#### [Record set]
• • • •

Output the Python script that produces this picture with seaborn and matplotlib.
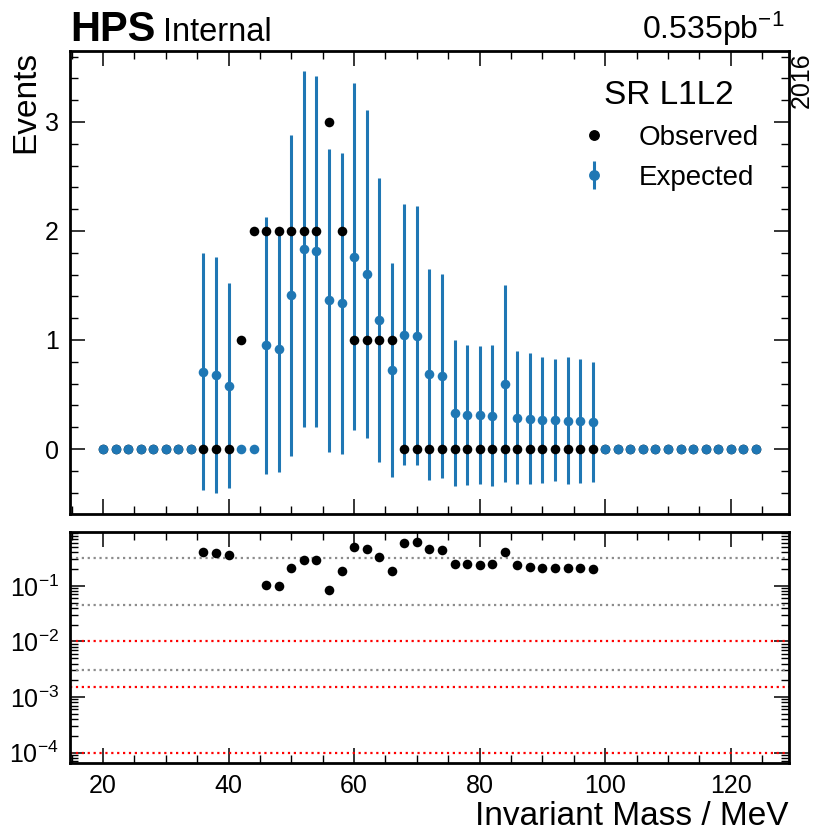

• • • •

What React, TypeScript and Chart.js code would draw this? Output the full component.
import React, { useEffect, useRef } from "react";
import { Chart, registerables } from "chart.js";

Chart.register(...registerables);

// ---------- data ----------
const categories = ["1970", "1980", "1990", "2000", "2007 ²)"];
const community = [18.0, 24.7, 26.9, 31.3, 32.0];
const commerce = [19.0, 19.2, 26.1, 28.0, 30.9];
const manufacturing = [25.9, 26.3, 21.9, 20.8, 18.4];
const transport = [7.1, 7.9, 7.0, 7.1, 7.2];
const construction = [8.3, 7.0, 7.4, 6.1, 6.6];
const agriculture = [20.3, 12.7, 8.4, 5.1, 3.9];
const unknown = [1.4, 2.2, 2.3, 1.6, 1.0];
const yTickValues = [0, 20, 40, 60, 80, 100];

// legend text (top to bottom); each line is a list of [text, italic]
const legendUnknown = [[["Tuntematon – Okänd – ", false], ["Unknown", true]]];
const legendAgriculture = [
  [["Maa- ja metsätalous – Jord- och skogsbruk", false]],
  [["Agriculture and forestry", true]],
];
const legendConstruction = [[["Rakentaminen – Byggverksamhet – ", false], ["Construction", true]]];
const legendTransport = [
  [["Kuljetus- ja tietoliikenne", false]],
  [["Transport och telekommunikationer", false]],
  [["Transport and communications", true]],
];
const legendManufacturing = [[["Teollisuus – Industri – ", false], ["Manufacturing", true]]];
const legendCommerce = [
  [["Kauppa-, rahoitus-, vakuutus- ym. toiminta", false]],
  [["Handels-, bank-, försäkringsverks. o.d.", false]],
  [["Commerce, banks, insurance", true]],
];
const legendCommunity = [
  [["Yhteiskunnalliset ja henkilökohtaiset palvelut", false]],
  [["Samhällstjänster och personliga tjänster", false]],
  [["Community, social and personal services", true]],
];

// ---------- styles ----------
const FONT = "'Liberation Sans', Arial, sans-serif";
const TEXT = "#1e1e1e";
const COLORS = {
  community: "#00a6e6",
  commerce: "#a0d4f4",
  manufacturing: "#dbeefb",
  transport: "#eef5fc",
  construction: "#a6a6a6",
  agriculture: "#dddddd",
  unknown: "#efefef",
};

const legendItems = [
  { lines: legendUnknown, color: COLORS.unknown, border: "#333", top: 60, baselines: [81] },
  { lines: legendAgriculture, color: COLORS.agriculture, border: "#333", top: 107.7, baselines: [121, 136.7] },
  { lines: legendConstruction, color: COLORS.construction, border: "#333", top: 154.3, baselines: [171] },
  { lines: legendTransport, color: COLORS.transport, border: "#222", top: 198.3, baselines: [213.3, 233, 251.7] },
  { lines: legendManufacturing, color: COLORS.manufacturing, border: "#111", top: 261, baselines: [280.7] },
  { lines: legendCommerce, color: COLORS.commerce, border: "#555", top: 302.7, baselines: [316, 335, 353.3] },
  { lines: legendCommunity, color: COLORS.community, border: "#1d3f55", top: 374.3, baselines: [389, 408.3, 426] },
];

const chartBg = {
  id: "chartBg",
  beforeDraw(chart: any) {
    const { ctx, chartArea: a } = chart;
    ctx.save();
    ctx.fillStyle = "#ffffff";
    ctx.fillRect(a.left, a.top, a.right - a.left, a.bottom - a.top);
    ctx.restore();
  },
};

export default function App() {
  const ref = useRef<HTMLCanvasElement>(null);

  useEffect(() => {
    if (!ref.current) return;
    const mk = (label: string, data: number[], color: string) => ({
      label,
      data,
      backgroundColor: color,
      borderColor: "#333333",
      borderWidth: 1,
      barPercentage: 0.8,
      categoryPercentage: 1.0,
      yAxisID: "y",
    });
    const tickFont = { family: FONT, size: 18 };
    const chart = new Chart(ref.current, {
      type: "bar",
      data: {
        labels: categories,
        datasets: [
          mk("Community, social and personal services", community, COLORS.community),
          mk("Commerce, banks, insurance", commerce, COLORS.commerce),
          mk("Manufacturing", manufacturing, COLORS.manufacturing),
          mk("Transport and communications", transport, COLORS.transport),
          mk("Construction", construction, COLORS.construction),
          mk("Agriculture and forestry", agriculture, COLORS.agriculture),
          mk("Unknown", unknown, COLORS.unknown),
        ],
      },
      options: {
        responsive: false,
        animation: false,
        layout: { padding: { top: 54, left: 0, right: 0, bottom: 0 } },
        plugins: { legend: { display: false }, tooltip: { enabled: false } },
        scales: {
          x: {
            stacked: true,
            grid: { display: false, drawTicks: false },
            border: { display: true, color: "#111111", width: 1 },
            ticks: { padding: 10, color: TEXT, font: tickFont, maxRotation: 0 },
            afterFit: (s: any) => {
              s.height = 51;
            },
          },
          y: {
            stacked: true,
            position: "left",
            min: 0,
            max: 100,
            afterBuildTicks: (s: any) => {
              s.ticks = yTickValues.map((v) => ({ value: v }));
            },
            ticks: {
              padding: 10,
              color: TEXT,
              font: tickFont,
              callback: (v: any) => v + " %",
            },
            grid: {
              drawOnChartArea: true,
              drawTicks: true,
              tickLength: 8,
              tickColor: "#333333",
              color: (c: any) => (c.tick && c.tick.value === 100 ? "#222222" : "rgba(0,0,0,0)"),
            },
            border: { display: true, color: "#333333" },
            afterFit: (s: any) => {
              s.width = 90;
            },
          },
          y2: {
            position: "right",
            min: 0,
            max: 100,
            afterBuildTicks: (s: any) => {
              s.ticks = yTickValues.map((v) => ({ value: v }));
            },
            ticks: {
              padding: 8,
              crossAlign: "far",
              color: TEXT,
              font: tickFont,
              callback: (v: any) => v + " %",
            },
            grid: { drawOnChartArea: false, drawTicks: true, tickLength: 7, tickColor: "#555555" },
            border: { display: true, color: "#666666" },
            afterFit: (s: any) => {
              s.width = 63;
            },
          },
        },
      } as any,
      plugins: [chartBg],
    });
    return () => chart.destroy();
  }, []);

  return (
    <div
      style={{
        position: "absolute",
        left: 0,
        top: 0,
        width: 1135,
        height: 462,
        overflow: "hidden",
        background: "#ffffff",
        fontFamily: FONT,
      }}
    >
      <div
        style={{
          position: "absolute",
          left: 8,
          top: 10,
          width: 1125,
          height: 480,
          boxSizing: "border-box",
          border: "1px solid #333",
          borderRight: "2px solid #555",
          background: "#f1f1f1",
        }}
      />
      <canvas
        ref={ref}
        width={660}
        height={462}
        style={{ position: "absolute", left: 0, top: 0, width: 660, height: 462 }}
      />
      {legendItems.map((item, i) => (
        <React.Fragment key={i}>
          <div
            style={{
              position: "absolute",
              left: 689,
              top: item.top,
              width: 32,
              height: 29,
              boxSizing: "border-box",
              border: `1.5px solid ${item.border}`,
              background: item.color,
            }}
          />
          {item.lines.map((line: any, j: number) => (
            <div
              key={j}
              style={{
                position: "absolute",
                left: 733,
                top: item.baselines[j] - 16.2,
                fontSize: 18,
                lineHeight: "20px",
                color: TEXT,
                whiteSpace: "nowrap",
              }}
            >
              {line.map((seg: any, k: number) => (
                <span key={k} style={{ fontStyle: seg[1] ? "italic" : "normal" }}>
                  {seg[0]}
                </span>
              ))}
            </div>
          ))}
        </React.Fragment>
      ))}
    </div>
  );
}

• • • •

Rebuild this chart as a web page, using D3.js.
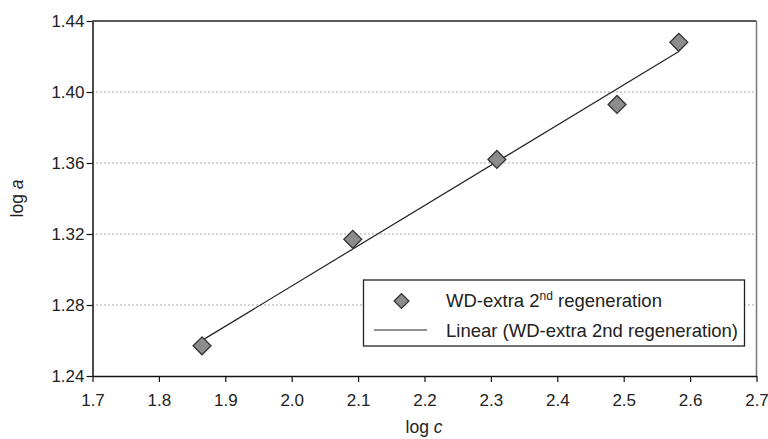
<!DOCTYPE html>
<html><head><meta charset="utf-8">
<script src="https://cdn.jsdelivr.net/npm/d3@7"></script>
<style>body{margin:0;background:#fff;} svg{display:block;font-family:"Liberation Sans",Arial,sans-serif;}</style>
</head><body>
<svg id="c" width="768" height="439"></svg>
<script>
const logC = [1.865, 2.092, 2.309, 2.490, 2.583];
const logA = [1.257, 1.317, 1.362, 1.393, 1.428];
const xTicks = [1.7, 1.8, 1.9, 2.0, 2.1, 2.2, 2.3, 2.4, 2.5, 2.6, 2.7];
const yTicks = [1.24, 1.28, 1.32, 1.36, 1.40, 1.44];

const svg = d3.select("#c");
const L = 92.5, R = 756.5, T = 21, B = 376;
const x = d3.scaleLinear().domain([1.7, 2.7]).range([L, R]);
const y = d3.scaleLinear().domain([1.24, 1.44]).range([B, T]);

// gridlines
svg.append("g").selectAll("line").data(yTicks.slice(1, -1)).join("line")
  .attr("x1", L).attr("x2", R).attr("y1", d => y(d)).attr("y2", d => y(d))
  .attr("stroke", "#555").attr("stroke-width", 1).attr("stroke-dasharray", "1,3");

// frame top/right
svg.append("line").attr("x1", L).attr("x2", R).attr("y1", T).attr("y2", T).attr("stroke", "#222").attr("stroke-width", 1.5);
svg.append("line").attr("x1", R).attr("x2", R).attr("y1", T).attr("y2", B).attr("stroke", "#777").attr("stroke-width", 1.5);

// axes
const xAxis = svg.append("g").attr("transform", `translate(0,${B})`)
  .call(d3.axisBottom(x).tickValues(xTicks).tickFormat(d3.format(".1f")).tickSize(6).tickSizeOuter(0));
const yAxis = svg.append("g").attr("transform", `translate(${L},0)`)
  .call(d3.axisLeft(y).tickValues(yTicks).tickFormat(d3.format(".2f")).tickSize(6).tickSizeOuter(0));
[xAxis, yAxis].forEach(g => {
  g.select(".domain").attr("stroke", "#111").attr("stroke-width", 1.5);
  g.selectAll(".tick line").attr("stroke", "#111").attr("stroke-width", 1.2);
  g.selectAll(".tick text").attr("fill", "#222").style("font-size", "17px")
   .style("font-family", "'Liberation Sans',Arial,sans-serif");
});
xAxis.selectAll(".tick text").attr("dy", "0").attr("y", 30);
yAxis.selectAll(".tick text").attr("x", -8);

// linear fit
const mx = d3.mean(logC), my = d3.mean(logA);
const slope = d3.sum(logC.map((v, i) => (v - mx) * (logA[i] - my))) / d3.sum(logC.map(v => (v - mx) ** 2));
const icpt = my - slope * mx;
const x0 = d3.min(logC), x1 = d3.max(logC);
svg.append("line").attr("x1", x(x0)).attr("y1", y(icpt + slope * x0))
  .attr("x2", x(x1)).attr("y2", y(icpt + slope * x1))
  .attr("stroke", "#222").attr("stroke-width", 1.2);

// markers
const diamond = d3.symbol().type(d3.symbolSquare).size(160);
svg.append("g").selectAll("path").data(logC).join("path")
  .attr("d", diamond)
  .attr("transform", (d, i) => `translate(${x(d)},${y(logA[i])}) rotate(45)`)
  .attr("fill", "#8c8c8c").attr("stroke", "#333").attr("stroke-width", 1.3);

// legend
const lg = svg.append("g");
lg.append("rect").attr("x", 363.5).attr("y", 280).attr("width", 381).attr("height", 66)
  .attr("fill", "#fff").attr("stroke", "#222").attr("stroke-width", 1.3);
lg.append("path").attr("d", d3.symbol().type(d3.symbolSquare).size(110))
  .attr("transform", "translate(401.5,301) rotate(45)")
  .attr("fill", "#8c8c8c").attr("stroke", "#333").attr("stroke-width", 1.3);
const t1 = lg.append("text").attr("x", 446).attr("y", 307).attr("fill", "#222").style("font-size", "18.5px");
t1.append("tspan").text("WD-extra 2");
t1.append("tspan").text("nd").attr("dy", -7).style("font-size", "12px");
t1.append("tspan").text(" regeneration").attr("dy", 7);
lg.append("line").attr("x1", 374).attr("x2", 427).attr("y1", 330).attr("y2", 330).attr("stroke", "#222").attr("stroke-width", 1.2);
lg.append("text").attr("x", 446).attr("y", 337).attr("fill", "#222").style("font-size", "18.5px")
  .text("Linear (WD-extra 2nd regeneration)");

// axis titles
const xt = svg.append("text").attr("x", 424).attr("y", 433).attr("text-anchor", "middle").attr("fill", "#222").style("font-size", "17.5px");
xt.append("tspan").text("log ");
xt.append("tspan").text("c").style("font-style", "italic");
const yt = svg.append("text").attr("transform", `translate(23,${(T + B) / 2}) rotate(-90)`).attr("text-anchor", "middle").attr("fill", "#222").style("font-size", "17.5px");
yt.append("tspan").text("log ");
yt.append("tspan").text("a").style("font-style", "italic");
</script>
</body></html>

• • • •

#### [Exercise requirements]
Above are the lines; repeat exactly the ones from the line containing "What React, TypeScript" down to the line containing "Chart.register(...registerables);", both inclusive.

#### [Response]
What React, TypeScript and Chart.js code would draw this? Output the full component.
import React, { useEffect, useRef } from "react";
import { Chart, registerables } from "chart.js";

Chart.register(...registerables);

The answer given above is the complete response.